The human rights organization Yesh Din says not one of the 69 complaints filed during the past four years on damage to Palestinians' trees in the West Bank has resulted in an indictment. The organization released a report on the matter Tuesday and makes specific reference to damage caused to olive groves, central to the livelihood of Palestinian villagers.

The olive harvest season is coming to an end in most parts of the West Bank this week, with the exception of those areas at higher elevations. Attacks targeting trees harvested by Palestinians - olive trees in particular, but also almond, fig, lemon and others - has been on the rise in recent years.

During the past four years, Yesh Din filed 69 complaints which are under investigation by police in the West Bank. The toll involves many thousands of trees in numerous areas, from Susya in the southern Hebron Hills to Salem in northern Samaria.

According to the report, 27 cases (40 percent of the cases for which complaints were filed) were documented between January and October of this year. Notwithstanding Israel Defense Forces reports that the olive harvest passed "quietly" during the months of September and October, the human rights group reported dozens of incidents in which hundreds of Palestinian trees were damaged.

According to the reports, not a single one of the 69 cases under investigation has led to an indictment of the suspects. Fourteen cases are still under investigation; another four are being evaluated by police and state prosecutors, and a decision is pending on whether the authorities will press charges against the suspects.

"Continuous damage to the livelihood of Palestinian families is not met with immediate response from the law enforcement authorities," said Lior Yavne, head of research at Yesh Din.

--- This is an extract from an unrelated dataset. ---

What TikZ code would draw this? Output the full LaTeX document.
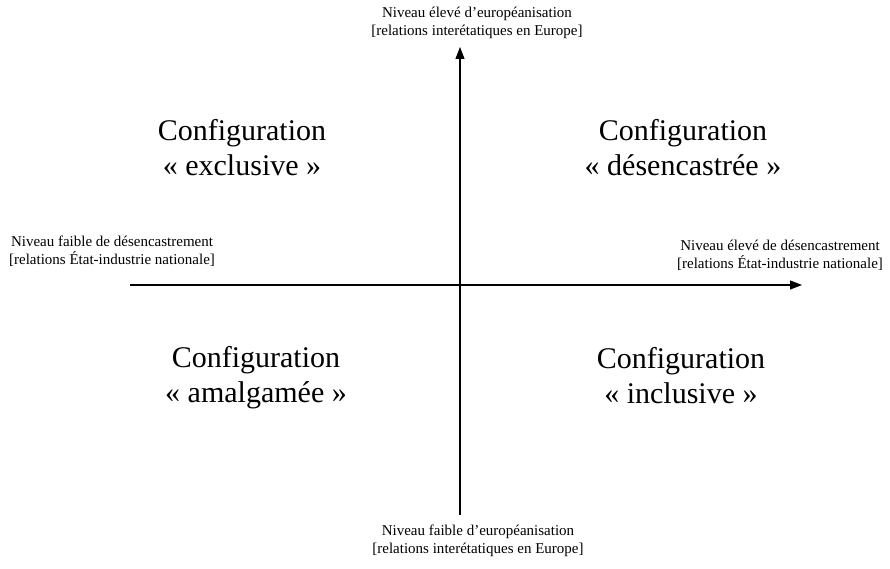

"Yesh Din's multi-year follow up on the results of investigations into violations carried out by Israeli citizens against Palestinians shows that nearly 92 percent of the investigations fail, and the cases are closed without charges being filed," he added. "The incidents of damage to the trees, [and] the rate of failure of the investigations conducted by Judea and Samaria District [police] is 100 percent."

In response to these claims, the Yesha Council of settlements says "We have followed for years the dozens of cases of damage to Jewish farmers, and our report, 'Who will Defend my Olive Tree?' shows that selective law enforcement exists. All authorities go out of their way to protect the Arab farmer. On the other hand, they do not even investigate the complaints of the Jewish farmer. There are restraining orders against Jews during the olive harvest season but nothing against the Arabs."